Morse keyboard perforator (Patents No. 1,045,855, No. 1,085,984, and No.

1,085,985).  (The latter became known as the Wheatstone Perforator.)



  In 1916 Kleinschmidt filed an application for a type-bar page printer

(Patent No. 1,448,750 issued March 20, 1923).  This printer utilized Baudot

code but was not start-stop.  It was intended for use on multiplex circuits,

and its printing was controlled from a local segment on a receiving

distributor of the sunflower type.  Later, around 1919, Kleinschmidt appeared

to be concerned chiefly with development of multiplex transmitters for use

with this printer (Kleinschmidt Patent No. 1,460,357).



  It seems that Kleinschmidt first became interested in modern start-stop

permutation code telegraph systems when H. L. Krum's basic start-stop patent

was issued in December 1918.  Shortly after that Kleinschmidt filed an

application entitled "Method of and Apparatus for Operating Printing

Telegraphs" (Patent No. 1,463,136; filed May 1, 1919; issued July 24, 1923).

The system described therein employed the start-stop principle with a modified

version of his earlier multiplex distributor.  That patent, accordingly, was

dominated by the Krum start-stop patent.  The conflict of patent rights

between the Morkrum Company and the Kleinschmidt Electric Company eventually

led to a merger of the two interests.



  Shortly after the new Morkrum-Kleinschmidt Corporation (later called the

Teletype Corporation) had been established, Sterling Morton, Howard Krum, and

E. E. Kleinschmidt filed an application covering the commercial form of the

well-known 15-Type page printer (Patent No. 1,9904,164).  [2]



  Area III.  Teletype entered the Bell System in 1930.  From this point on,

advances in the Teletype product can be considered the result of the pooled

efforts of the AT&T Company, the Western Electric Company, and the Teletype

Corporation.  Teletype Corporation, of course, holder of the basic patents and

expert in the art, was the chief contributor.



  Although it appears from the report of R. E. Pierce, dated December 24,

1934, that the Bell System was active in the development of telegraph printers

and transmitters as early as the year 1909, a review of the patents issued to

Bell reveals no significant contribution to modern teletypewriter development

(using start-stop permutation code) until the introduction in 1920 of the 10-A

teletypewriter (Pfannenstiehl Patents No. 1,374,606, No. 1,399,933, No.

1,426,768, No. 1,623,809, and No. 1,661,012).



  The 10-A teletypewriter was the first embodiment of such basic design

features of the 15-Type printer as stationary platen, moving type basket, and

selector vane assembly, but the majority of improvements incorporated in the

15-Type were proprietary to the Teletype Corporation.



  Area IV.  The earliest contribution of Dr.
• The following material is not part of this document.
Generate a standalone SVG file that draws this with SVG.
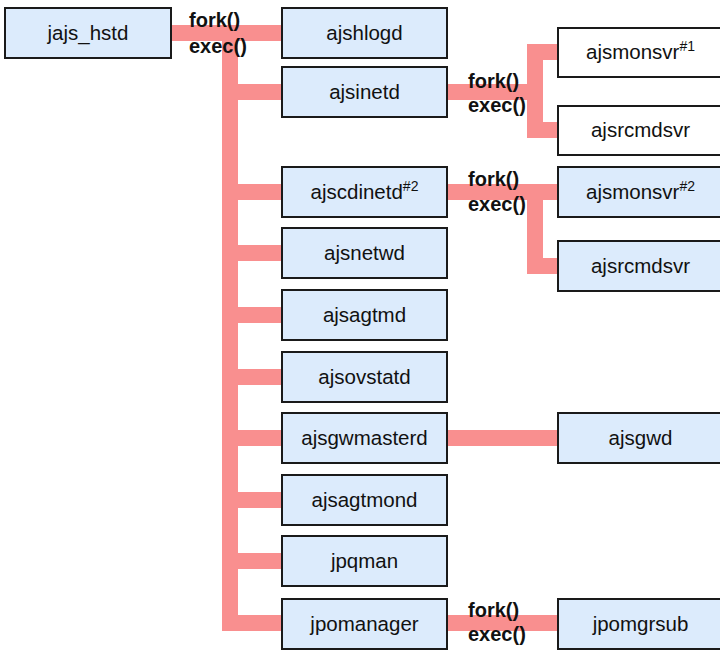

L. M. Potts to the start-stop

method of synchronization appears to have been set forth in a patent

application filed November 18, 1911, covering a reed-type start-stop selector

(Patent No. 1,151,216).



  In 1914, Dr. Potts filed an application for a single magnet page printer

which used an eight-unit code (Patent No. 1,229,202; issued June 5, 1917).



  In 1915, Dr. Potts filed an application covering another single magnet page

printer, this one using the start-stop permutation code (Patent No. 1,370,669;

assigned to AT&T March 8, 1921).



  Potts Patents No. 1,517,381 and No. 1,570,923 were also assigned to AT&T.